**INFORMATION SUPPLIED**
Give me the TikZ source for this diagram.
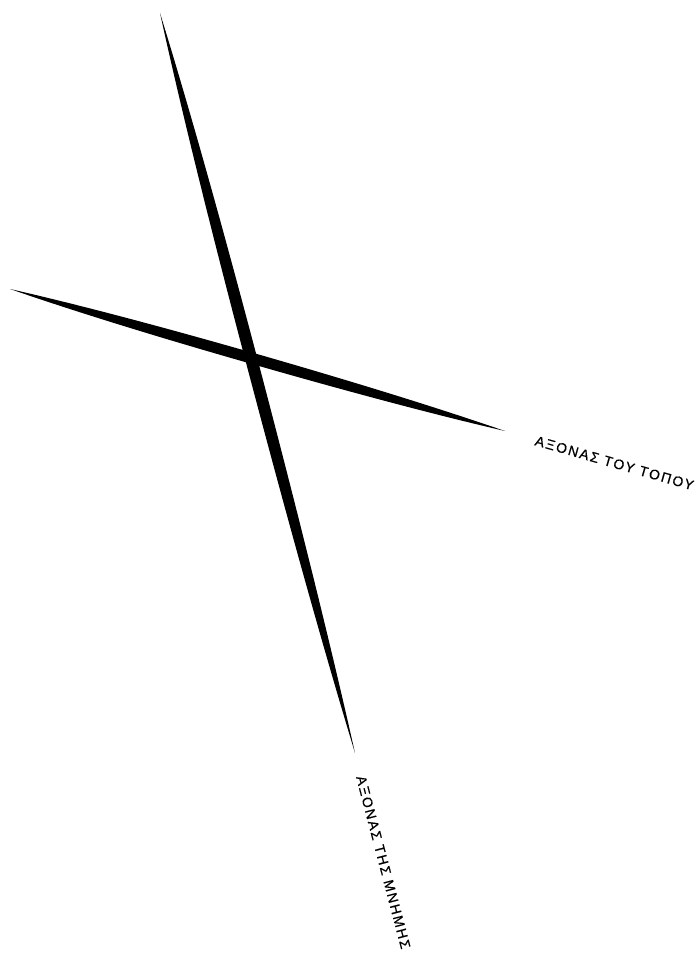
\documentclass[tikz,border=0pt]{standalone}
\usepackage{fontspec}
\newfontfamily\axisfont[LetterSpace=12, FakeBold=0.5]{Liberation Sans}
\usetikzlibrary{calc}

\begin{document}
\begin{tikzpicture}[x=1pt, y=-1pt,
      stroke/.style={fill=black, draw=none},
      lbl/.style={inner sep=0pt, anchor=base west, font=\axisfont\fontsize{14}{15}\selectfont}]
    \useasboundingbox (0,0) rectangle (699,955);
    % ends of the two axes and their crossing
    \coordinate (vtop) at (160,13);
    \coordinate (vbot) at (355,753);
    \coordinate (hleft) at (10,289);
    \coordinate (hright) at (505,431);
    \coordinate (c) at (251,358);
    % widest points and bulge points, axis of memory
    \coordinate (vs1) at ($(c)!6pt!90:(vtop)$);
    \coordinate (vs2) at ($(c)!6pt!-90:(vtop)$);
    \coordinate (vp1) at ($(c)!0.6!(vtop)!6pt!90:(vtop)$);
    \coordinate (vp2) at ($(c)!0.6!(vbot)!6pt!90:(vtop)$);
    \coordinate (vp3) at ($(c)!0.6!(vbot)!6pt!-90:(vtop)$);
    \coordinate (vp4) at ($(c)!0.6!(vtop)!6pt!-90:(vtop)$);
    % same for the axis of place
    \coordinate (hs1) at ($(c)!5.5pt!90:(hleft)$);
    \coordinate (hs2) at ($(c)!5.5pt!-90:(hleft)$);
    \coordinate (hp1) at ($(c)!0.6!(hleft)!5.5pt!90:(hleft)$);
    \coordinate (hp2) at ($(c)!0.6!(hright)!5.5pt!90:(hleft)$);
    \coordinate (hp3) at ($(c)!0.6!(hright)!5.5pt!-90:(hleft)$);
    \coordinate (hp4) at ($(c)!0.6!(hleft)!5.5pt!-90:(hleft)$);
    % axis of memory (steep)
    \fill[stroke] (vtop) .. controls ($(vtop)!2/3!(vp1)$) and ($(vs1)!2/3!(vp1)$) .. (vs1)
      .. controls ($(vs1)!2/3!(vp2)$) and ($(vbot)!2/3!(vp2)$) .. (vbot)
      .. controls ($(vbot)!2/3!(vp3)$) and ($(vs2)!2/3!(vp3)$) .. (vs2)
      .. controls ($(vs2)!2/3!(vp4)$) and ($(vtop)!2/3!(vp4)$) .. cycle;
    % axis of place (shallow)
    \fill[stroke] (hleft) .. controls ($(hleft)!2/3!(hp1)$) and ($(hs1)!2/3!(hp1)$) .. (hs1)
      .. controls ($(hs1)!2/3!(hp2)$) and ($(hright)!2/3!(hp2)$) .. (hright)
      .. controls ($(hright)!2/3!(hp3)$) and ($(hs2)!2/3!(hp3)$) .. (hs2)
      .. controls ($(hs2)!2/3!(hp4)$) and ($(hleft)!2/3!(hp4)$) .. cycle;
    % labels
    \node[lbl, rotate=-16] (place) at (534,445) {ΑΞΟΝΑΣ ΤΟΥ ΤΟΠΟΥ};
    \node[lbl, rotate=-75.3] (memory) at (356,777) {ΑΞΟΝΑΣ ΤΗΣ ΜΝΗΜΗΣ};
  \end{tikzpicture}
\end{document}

**TASK OBJECTIVE**
Leave out the pictures and give the listing above again exactly.

**COMPLETED EXERCISE**
Give me the TikZ source for this diagram.
\documentclass[tikz,border=0pt]{standalone}
\usepackage{fontspec}
\newfontfamily\axisfont[LetterSpace=12, FakeBold=0.5]{Liberation Sans}
\usetikzlibrary{calc}

\begin{document}
\begin{tikzpicture}[x=1pt, y=-1pt,
      stroke/.style={fill=black, draw=none},
      lbl/.style={inner sep=0pt, anchor=base west, font=\axisfont\fontsize{14}{15}\selectfont}]
    \useasboundingbox (0,0) rectangle (699,955);
    % ends of the two axes and their crossing
    \coordinate (vtop) at (160,13);
    \coordinate (vbot) at (355,753);
    \coordinate (hleft) at (10,289);
    \coordinate (hright) at (505,431);
    \coordinate (c) at (251,358);
    % widest points and bulge points, axis of memory
    \coordinate (vs1) at ($(c)!6pt!90:(vtop)$);
    \coordinate (vs2) at ($(c)!6pt!-90:(vtop)$);
    \coordinate (vp1) at ($(c)!0.6!(vtop)!6pt!90:(vtop)$);
    \coordinate (vp2) at ($(c)!0.6!(vbot)!6pt!90:(vtop)$);
    \coordinate (vp3) at ($(c)!0.6!(vbot)!6pt!-90:(vtop)$);
    \coordinate (vp4) at ($(c)!0.6!(vtop)!6pt!-90:(vtop)$);
    % same for the axis of place
    \coordinate (hs1) at ($(c)!5.5pt!90:(hleft)$);
    \coordinate (hs2) at ($(c)!5.5pt!-90:(hleft)$);
    \coordinate (hp1) at ($(c)!0.6!(hleft)!5.5pt!90:(hleft)$);
    \coordinate (hp2) at ($(c)!0.6!(hright)!5.5pt!90:(hleft)$);
    \coordinate (hp3) at ($(c)!0.6!(hright)!5.5pt!-90:(hleft)$);
    \coordinate (hp4) at ($(c)!0.6!(hleft)!5.5pt!-90:(hleft)$);
    % axis of memory (steep)
    \fill[stroke] (vtop) .. controls ($(vtop)!2/3!(vp1)$) and ($(vs1)!2/3!(vp1)$) .. (vs1)
      .. controls ($(vs1)!2/3!(vp2)$) and ($(vbot)!2/3!(vp2)$) .. (vbot)
      .. controls ($(vbot)!2/3!(vp3)$) and ($(vs2)!2/3!(vp3)$) .. (vs2)
      .. controls ($(vs2)!2/3!(vp4)$) and ($(vtop)!2/3!(vp4)$) .. cycle;
    % axis of place (shallow)
    \fill[stroke] (hleft) .. controls ($(hleft)!2/3!(hp1)$) and ($(hs1)!2/3!(hp1)$) .. (hs1)
      .. controls ($(hs1)!2/3!(hp2)$) and ($(hright)!2/3!(hp2)$) .. (hright)
      .. controls ($(hright)!2/3!(hp3)$) and ($(hs2)!2/3!(hp3)$) .. (hs2)
      .. controls ($(hs2)!2/3!(hp4)$) and ($(hleft)!2/3!(hp4)$) .. cycle;
    % labels
    \node[lbl, rotate=-16] (place) at (534,445) {ΑΞΟΝΑΣ ΤΟΥ ΤΟΠΟΥ};
    \node[lbl, rotate=-75.3] (memory) at (356,777) {ΑΞΟΝΑΣ ΤΗΣ ΜΝΗΜΗΣ};
  \end{tikzpicture}
\end{document}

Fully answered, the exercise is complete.